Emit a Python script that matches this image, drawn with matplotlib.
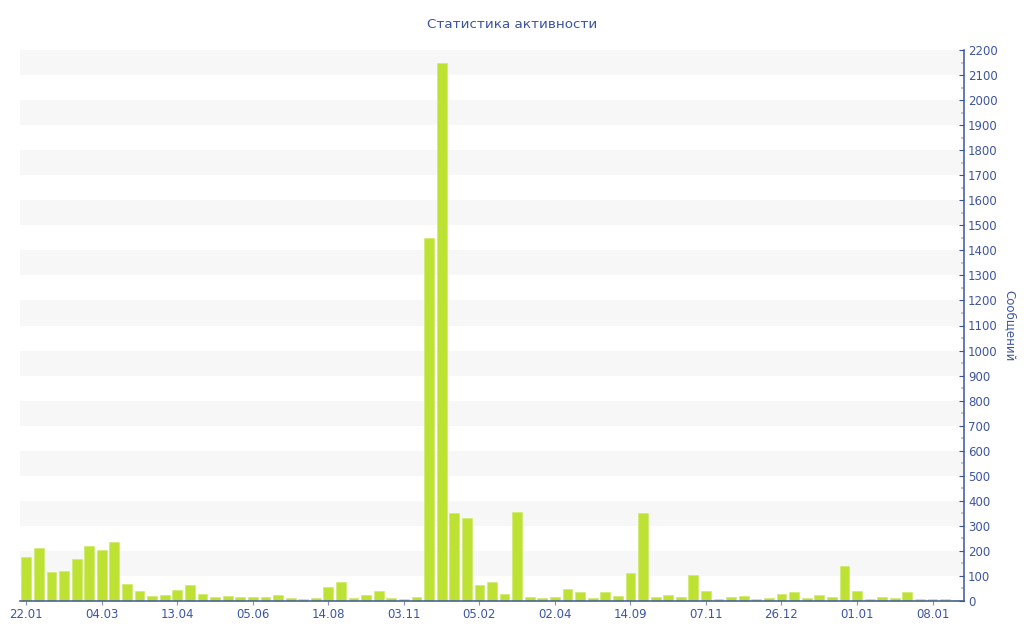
....
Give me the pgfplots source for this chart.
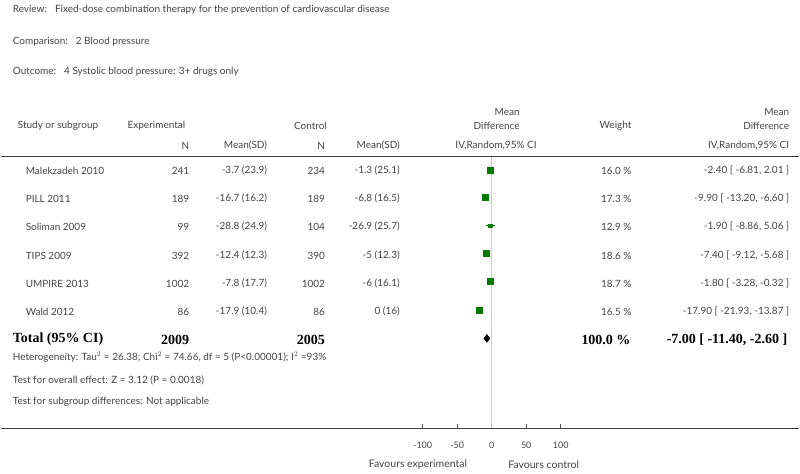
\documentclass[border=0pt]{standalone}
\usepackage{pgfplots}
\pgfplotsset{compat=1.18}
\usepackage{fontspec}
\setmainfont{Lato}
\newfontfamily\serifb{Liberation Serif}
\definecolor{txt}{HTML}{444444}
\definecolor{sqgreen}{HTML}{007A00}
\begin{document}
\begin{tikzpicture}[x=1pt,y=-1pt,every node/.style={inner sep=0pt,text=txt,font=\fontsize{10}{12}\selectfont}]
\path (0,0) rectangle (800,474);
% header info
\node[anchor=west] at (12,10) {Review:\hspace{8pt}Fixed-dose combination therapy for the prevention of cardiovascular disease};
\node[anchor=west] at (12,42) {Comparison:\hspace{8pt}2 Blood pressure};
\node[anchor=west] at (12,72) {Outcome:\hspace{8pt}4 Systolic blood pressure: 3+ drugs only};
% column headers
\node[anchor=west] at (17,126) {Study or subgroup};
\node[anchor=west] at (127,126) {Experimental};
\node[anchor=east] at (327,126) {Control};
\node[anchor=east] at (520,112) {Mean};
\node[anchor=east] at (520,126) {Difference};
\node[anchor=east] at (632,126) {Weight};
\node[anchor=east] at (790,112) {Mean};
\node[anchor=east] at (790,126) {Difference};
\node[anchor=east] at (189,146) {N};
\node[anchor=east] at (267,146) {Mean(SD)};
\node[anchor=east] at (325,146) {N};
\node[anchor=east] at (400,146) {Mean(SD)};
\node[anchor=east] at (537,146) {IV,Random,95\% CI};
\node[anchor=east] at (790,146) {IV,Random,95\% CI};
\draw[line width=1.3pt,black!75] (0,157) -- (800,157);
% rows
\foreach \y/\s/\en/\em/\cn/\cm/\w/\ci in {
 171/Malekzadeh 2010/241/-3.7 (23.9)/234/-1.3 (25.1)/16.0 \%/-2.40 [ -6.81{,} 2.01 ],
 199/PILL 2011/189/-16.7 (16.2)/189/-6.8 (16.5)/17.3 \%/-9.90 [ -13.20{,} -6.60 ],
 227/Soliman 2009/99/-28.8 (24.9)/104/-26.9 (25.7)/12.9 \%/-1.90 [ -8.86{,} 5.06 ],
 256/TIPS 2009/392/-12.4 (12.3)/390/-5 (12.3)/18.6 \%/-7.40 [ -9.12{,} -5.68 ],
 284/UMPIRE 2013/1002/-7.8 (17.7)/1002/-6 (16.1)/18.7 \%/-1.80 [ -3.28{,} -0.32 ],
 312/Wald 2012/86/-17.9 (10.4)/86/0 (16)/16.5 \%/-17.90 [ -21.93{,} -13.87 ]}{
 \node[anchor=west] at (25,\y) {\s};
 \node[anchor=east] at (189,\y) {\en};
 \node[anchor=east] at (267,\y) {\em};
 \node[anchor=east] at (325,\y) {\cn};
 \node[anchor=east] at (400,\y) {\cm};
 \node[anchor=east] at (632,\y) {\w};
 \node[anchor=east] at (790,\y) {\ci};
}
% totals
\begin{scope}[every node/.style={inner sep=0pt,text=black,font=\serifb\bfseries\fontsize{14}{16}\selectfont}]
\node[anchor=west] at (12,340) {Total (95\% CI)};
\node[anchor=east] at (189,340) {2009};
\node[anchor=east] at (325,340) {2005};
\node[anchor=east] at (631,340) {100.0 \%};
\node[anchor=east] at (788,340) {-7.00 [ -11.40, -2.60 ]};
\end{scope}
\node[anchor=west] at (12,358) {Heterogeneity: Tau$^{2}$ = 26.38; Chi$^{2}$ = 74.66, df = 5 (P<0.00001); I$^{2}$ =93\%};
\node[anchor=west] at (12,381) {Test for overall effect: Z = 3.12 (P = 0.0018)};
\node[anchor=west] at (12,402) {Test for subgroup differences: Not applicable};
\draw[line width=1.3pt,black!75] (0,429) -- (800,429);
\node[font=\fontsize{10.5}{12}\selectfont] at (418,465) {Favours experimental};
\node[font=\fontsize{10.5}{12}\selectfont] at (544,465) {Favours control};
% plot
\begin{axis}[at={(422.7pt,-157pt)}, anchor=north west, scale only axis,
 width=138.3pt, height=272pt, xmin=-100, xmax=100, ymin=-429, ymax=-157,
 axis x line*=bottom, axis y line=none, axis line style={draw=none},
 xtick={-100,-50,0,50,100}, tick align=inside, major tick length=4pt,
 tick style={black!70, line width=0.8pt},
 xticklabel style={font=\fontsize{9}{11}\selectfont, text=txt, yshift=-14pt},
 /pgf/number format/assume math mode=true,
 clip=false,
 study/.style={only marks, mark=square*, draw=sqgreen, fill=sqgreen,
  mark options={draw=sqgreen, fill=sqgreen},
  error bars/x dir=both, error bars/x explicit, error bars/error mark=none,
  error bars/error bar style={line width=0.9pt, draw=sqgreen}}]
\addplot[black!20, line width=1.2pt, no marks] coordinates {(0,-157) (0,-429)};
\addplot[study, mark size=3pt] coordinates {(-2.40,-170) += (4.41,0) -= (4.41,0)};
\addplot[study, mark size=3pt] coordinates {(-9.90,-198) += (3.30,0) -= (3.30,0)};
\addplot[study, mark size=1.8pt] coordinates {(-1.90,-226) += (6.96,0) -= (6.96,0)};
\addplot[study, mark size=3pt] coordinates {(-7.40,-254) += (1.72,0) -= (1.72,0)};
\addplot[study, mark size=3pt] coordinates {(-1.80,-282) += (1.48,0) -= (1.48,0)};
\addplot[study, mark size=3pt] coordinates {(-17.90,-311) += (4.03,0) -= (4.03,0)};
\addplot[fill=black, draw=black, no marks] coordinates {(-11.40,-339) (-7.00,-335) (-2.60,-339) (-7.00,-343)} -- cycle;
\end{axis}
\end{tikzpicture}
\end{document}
....
Select every line in the material above where the string "this" occurs, and copy it.

Emit a Python script that matches this image, drawn with matplotlib.
Give me the pgfplots source for this chart.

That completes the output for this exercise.